De l’autre côté, on identifie l’impossibilité pour toute société de déterminer à l’avance son propre devenir, par exemple, sur le plan économique (Canu et Ducourant, 2018). De même, elle n'est jamais assurée des traces qu’elle laisse sur son environnement au-delà des discours, dont on ne pourra saisir les effets en partie que de manière rétroactive. De ce point de vue, les capsules temporelles représentent un enjeu social, politique et culturel intéressant, en ce qu’elles témoignent de la conception que chacun se fait à la fois du présent et du passé, et de ce qui compte à transmettre aux générations futures. C’est dans ce même esprit que l’architecte Luc Schuiten envisage les villes de demain, en portant un regard critique sur leurs architectures et leurs paysages qui conjuguent un imaginaire suscité par des formes déjà existantes et la création d’une nouvelle relation entre l’homme et son environnement naturel.
Hier encore, l'intensification de la mondialisation (économique, technologique et culturelle) a pu nous faire penser que le 21è siècle serait celui de l’uniformisation.
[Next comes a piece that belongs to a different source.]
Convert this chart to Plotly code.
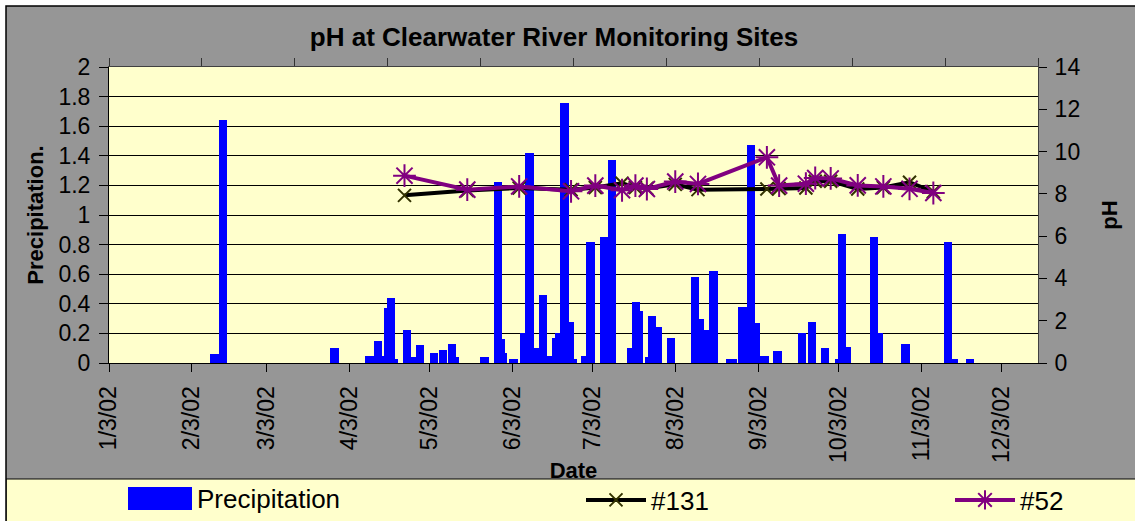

Cette hypothèse laissait présager que nous vivrions tous dans une sorte de grand « village global », partageant les mêmes pratiques, normes et valeurs, en somme la même « culture-monde » connectée.
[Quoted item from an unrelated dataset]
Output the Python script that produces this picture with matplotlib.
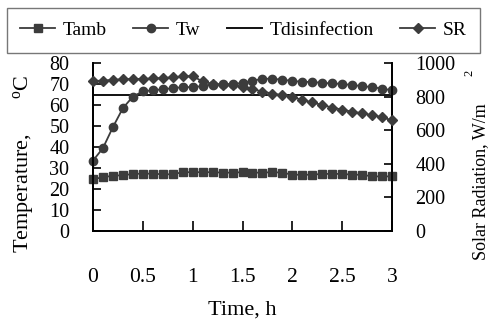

Aujourd’hui, le quotidien d’une grande métropole comme celle de Lyon témoigne d’une expérience sensiblement différente, mêlant de multiples identités, mettant en interaction des traditions et des modernités, et donnant ainsi à penser une complexité nouvelle. Si les identités peuvent faire l’objet de clivages et sont souvent pensées sur le mode des frontières, voire de l’antagonisme, elles sont aussi (voire avant tout) sources et produits de liens sociaux, et révèlent des parts de communs dans la diversité. Mais alors, comment penser cette notion afin de sortir de cette contradiction ?
Des chercheurs en sciences humaines ont largement alerté sur la notion d'identité(s), qui porte en elle un danger d’essentialisation des individus et de leurs différences. Invoquer « l'identité », c’est faire référence à une grille de lecture qui a longtemps façonné nos façons de se penser, soi par rapport à l’autre, et dont on ne parvient pas facilement à se détacher. Or, elle ne permet pas de saisir toute la richesse de la dialectique qui lie chacun de nous à celles et ceux qui ne sont pas lui. Les concepts explorés dans ce texte nous aident alors à aborder avec plus de finesse ces notions d’identité et d’altérité, en s’attachant sans cesse à décrire leur caractère dynamique, plastique et multiple. Il nous semble que c'est à cette condition que nous pourrons en explorer les enjeux contemporains.
Enfin, les enjeux d’identité(s) ne peuvent s’extraire de leur dimension territoriale. Après que l’idée du « village global » a fait long feu, les questions des espaces, des géographies, du proche et du lointain ont été remises en jeu dans le débat pour comprendre comment et pourquoi nous nous identifions ainsi plutôt qu’autrement. D’où l’importance d’interroger les notions d’identité(s) et d’appartenance(s) à l'échelle du territoire de la Métropole de Lyon. En jeu : reconnaître en quoi le territoire de la Métropole peut faire lien, car il n’est pas seulement une somme de diversités, mais aussi un espace de rencontres, de mobilités et d’ouverture.